The conflicting evidence was for the hearing to resolve as the finder of fact. The hearing officer is the sole judge of the weight and credibility of the evidence. Section 410.165(a). The hearing officer’s determination that the carrier did not timely file its appeal within 10 days is supported by sufficient evidence and is not so against the great weight and preponderance of the evidence as to be clearly wrong and unjust.
The hearing officer did not err in determining that Dr. T’s opinion constituted a concurrence to the proposed spinal surgery. The carrier contends that Dr. T’s opinion was not a concurrence because Dr. T recommended a three-level fusion and not a two-level fusion as recommended by Dr. M.
Rule 133.206(a)(13) provides the following definition of concurrence:
(13) Concurrence - A second opinion doctor’s agreement that the surgeon’s proposed type of spinal surgery is needed. Need is assessed by determining if there are any pathologies in the area of the spine for which surgery is proposed (i.e. cervical, thoracic, lumbar, or adjacent levels of different areas of the spine) that are likely to improve as a result of the surgical intervention. Types of spinal surgery include but are not limited to: stabilizing procedures (e.g. fusions); decompressive procedures (e.g. laminectomy); exploration of fusion/removal of hardware procedures; and procedures related to spinal cord stimulators.
In Texas Workers’ Compensation Commission Appeal No. 001401, decided July 25, 2000, the Appeals Panel addressed the issue raised by the carrier and stated thusly:
In order to qualify as a concurrence under Rule 133.206(a)(13), the second opinion doctor must agree on the proposed type of spinal surgery and the region (cervical, thoracic, lumbar, or sacral) of the spine involved. However, the second opinion doctor does not have to agree on the approach (anterior, posterior, instrumentation, cages, etc.) or on the number of levels within the region in which the recommended surgery will be performed.
The carrier also contends that it is not liable for spinal surgery because Dr. M performed a three-level fusion instead of a two-level fusion. We do not find that to be a sufficient basis to relieve the carrier of liability for the spinal surgery under the circumstances of this case.
The hearing officer did not err in determining that the great weight of the other medical evidence is not contrary to the recommendation for spinal surgery by Dr. M and Dr. T, and that the claimant’s request for spinal surgery should be approved. The carrier contends that the great weight of the medical evidence is contrary to the need for surgery in this case.

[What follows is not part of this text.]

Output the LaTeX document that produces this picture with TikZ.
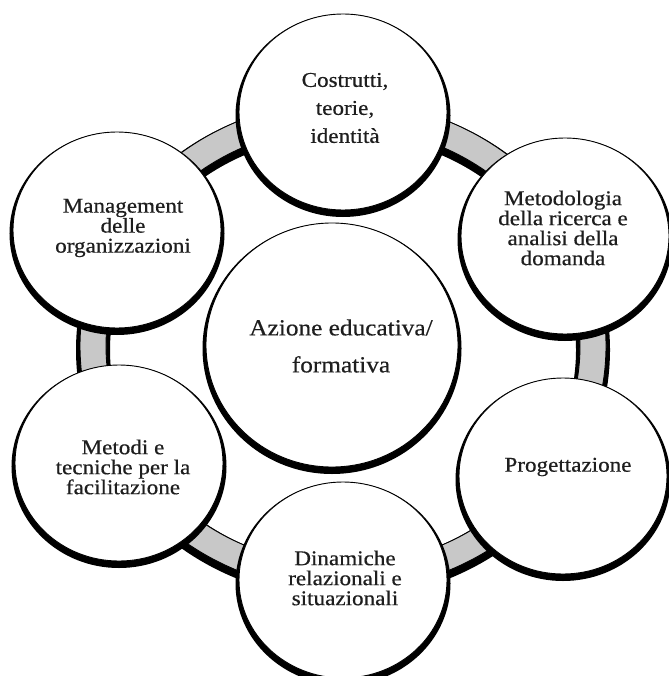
\documentclass[tikz,border=0pt]{standalone}
\usepackage{fontspec}
\setmainfont{Liberation Serif}[FakeStretch=1.1]
\newfontfamily\lblfont{Liberation Serif}[FakeStretch=1.1,UprightFeatures={FakeBold=0.5}]
\usetikzlibrary{shapes.geometric,shadows}
\definecolor{ringgray}{HTML}{C8C8C8}
\definecolor{txt}{HTML}{1E1E1E}
\begin{document}
\begin{tikzpicture}[x=1pt,y=-1pt,
  bubble/.style={shape=ellipse, fill=white, draw=black, line width=0.9pt, inner sep=0pt,
    minimum width=208pt, minimum height=196pt,
    general shadow={draw=black, line width=7pt, shadow yshift=-3.5pt}},
  lbl/.style={align=center, text=txt, inner sep=0pt, font=\lblfont\fontsize{21}{20}\selectfont}]
\useasboundingbox (0,0) rectangle (668,676);
% ring
\draw[line width=34pt, black] (343,350) ellipse [x radius=250, y radius=232];
\draw[line width=26pt, ringgray] (343,346) ellipse [x radius=250, y radius=232];
\draw[line width=0.9pt] (343,346) ellipse [x radius=263, y radius=245];
\draw[line width=0.9pt] (343,346) ellipse [x radius=237, y radius=219];
% circles
\node[bubble] (c1) at (343,112) {};
\node[bubble] (c2) at (565,236) {};
\node[bubble] (c3) at (563,476) {};
\node[bubble] (c4) at (343,580) {};
\node[bubble] (c5) at (119,463) {};
\node[bubble] (c6) at (117,230) {};
\node[bubble, minimum width=252pt, minimum height=244pt] (c0) at (332,345) {};
% labels
\node[lbl, font=\lblfont\fontsize{21}{28}\selectfont] (t1) at (345,108) {Costrutti,\\teorie,\\identità};
\node[lbl] (t2) at (563,228) {Metodologia\\della ricerca e\\analisi della\\domanda};
\node[lbl] (t3) at (568,467) {Progettazione};
\node[lbl] (t4) at (345,578) {Dinamiche\\relazionali e\\situazionali};
\node[lbl] (t5) at (123,467) {Metodi e\\tecniche per la\\facilitazione};
\node[lbl] (t6) at (123,228) {Management\\delle\\organizzazioni};
\node[lbl, font=\lblfont\fontsize{23}{37}\selectfont] (t0) at (341,346) {Azione educativa/\\formativa};
\end{tikzpicture}
\end{document}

Section 133.206(k)(4) provides that:
(4) Of the three recommendations and opinions (the surgeon’s, and the two second opinion doctors’), presumptive weight will be given to the two which had the same result, and they will be upheld unless the great weight of medical evidence is to the contrary. The only opinions admissible at the hearing are the recommendation of the surgeon and the opinions of the two second opinion doctors.
While there is conflicting evidence in this case, the hearing officer’s determination is supported by sufficient evidence and is not so contrary to the overwhelming weight of the evidence as to be clearly wrong and unjust.
The hearing officer’s decision and order are affirmed.